● Written instruction: All of the data should be output character for character, except the pictures.
___ Provided material ___
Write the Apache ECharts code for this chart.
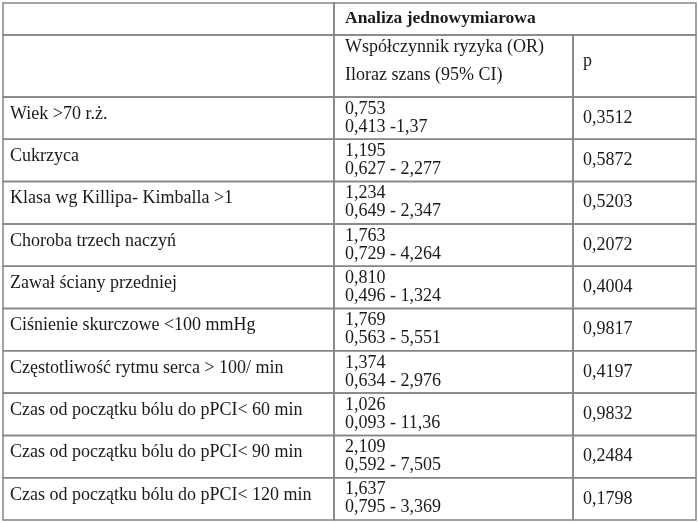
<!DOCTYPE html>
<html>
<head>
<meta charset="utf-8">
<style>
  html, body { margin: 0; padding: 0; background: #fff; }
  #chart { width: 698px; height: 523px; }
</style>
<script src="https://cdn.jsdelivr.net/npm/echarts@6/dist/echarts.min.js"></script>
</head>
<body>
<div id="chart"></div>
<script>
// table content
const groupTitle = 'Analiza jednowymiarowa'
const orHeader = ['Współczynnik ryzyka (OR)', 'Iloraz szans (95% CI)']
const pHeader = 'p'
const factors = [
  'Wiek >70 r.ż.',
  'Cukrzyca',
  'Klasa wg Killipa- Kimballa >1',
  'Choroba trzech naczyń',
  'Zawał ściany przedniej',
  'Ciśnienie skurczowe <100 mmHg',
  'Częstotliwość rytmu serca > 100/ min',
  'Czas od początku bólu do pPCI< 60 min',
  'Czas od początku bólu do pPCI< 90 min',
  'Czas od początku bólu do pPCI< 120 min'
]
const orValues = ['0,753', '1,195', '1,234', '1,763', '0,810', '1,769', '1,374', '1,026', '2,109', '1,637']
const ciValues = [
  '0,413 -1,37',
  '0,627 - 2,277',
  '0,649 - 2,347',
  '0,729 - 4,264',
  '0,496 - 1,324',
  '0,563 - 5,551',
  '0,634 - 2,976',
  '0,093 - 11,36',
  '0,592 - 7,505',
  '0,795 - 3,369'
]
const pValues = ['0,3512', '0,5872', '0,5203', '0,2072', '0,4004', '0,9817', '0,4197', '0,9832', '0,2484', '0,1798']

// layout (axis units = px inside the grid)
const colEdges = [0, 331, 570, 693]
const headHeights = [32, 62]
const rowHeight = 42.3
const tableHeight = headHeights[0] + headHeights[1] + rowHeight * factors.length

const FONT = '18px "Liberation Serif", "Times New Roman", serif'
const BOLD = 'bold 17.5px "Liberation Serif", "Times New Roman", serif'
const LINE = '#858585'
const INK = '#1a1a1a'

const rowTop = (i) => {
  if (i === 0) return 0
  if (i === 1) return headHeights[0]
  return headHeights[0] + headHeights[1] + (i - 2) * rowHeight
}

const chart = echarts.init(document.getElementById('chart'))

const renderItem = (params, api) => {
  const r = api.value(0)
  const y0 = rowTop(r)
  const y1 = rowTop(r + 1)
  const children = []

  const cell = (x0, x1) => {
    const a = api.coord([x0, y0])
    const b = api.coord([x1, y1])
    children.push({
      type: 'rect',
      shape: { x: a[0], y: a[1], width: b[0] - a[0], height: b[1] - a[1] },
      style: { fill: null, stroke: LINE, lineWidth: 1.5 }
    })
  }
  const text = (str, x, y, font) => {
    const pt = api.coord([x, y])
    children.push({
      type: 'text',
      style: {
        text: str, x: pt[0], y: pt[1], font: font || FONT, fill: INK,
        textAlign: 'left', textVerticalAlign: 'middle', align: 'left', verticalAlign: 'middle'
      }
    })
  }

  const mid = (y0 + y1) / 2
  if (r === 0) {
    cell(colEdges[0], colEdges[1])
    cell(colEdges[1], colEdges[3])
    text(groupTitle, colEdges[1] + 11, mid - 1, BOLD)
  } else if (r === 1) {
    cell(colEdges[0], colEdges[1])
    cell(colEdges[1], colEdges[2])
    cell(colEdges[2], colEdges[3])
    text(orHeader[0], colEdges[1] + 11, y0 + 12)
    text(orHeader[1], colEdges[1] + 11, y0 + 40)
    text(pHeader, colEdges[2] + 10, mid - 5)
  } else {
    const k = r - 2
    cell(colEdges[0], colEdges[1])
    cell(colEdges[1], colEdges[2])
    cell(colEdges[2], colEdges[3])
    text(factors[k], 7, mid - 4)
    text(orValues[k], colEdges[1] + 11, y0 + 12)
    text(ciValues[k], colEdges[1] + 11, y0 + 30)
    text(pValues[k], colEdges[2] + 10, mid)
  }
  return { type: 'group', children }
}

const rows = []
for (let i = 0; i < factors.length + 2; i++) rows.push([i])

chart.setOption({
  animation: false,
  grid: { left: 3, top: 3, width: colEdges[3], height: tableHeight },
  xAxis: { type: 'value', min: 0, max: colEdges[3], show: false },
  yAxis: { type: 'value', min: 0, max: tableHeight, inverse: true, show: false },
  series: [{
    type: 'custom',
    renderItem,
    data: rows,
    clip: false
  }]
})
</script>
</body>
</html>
___
● Task output:
Write the Apache ECharts code for this chart.
<!DOCTYPE html>
<html>
<head>
<meta charset="utf-8">
<style>
  html, body { margin: 0; padding: 0; background: #fff; }
  #chart { width: 698px; height: 523px; }
</style>
<script src="https://cdn.jsdelivr.net/npm/echarts@6/dist/echarts.min.js"></script>
</head>
<body>
<div id="chart"></div>
<script>
// table content
const groupTitle = 'Analiza jednowymiarowa'
const orHeader = ['Współczynnik ryzyka (OR)', 'Iloraz szans (95% CI)']
const pHeader = 'p'
const factors = [
  'Wiek >70 r.ż.',
  'Cukrzyca',
  'Klasa wg Killipa- Kimballa >1',
  'Choroba trzech naczyń',
  'Zawał ściany przedniej',
  'Ciśnienie skurczowe <100 mmHg',
  'Częstotliwość rytmu serca > 100/ min',
  'Czas od początku bólu do pPCI< 60 min',
  'Czas od początku bólu do pPCI< 90 min',
  'Czas od początku bólu do pPCI< 120 min'
]
const orValues = ['0,753', '1,195', '1,234', '1,763', '0,810', '1,769', '1,374', '1,026', '2,109', '1,637']
const ciValues = [
  '0,413 -1,37',
  '0,627 - 2,277',
  '0,649 - 2,347',
  '0,729 - 4,264',
  '0,496 - 1,324',
  '0,563 - 5,551',
  '0,634 - 2,976',
  '0,093 - 11,36',
  '0,592 - 7,505',
  '0,795 - 3,369'
]
const pValues = ['0,3512', '0,5872', '0,5203', '0,2072', '0,4004', '0,9817', '0,4197', '0,9832', '0,2484', '0,1798']

// layout (axis units = px inside the grid)
const colEdges = [0, 331, 570, 693]
const headHeights = [32, 62]
const rowHeight = 42.3
const tableHeight = headHeights[0] + headHeights[1] + rowHeight * factors.length

const FONT = '18px "Liberation Serif", "Times New Roman", serif'
const BOLD = 'bold 17.5px "Liberation Serif", "Times New Roman", serif'
const LINE = '#858585'
const INK = '#1a1a1a'

const rowTop = (i) => {
  if (i === 0) return 0
  if (i === 1) return headHeights[0]
  return headHeights[0] + headHeights[1] + (i - 2) * rowHeight
}

const chart = echarts.init(document.getElementById('chart'))

const renderItem = (params, api) => {
  const r = api.value(0)
  const y0 = rowTop(r)
  const y1 = rowTop(r + 1)
  const children = []

  const cell = (x0, x1) => {
    const a = api.coord([x0, y0])
    const b = api.coord([x1, y1])
    children.push({
      type: 'rect',
      shape: { x: a[0], y: a[1], width: b[0] - a[0], height: b[1] - a[1] },
      style: { fill: null, stroke: LINE, lineWidth: 1.5 }
    })
  }
  const text = (str, x, y, font) => {
    const pt = api.coord([x, y])
    children.push({
      type: 'text',
      style: {
        text: str, x: pt[0], y: pt[1], font: font || FONT, fill: INK,
        textAlign: 'left', textVerticalAlign: 'middle', align: 'left', verticalAlign: 'middle'
      }
    })
  }

  const mid = (y0 + y1) / 2
  if (r === 0) {
    cell(colEdges[0], colEdges[1])
    cell(colEdges[1], colEdges[3])
    text(groupTitle, colEdges[1] + 11, mid - 1, BOLD)
  } else if (r === 1) {
    cell(colEdges[0], colEdges[1])
    cell(colEdges[1], colEdges[2])
    cell(colEdges[2], colEdges[3])
    text(orHeader[0], colEdges[1] + 11, y0 + 12)
    text(orHeader[1], colEdges[1] + 11, y0 + 40)
    text(pHeader, colEdges[2] + 10, mid - 5)
  } else {
    const k = r - 2
    cell(colEdges[0], colEdges[1])
    cell(colEdges[1], colEdges[2])
    cell(colEdges[2], colEdges[3])
    text(factors[k], 7, mid - 4)
    text(orValues[k], colEdges[1] + 11, y0 + 12)
    text(ciValues[k], colEdges[1] + 11, y0 + 30)
    text(pValues[k], colEdges[2] + 10, mid)
  }
  return { type: 'group', children }
}

const rows = []
for (let i = 0; i < factors.length + 2; i++) rows.push([i])

chart.setOption({
  animation: false,
  grid: { left: 3, top: 3, width: colEdges[3], height: tableHeight },
  xAxis: { type: 'value', min: 0, max: colEdges[3], show: false },
  yAxis: { type: 'value', min: 0, max: tableHeight, inverse: true, show: false },
  series: [{
    type: 'custom',
    renderItem,
    data: rows,
    clip: false
  }]
})
</script>
</body>
</html>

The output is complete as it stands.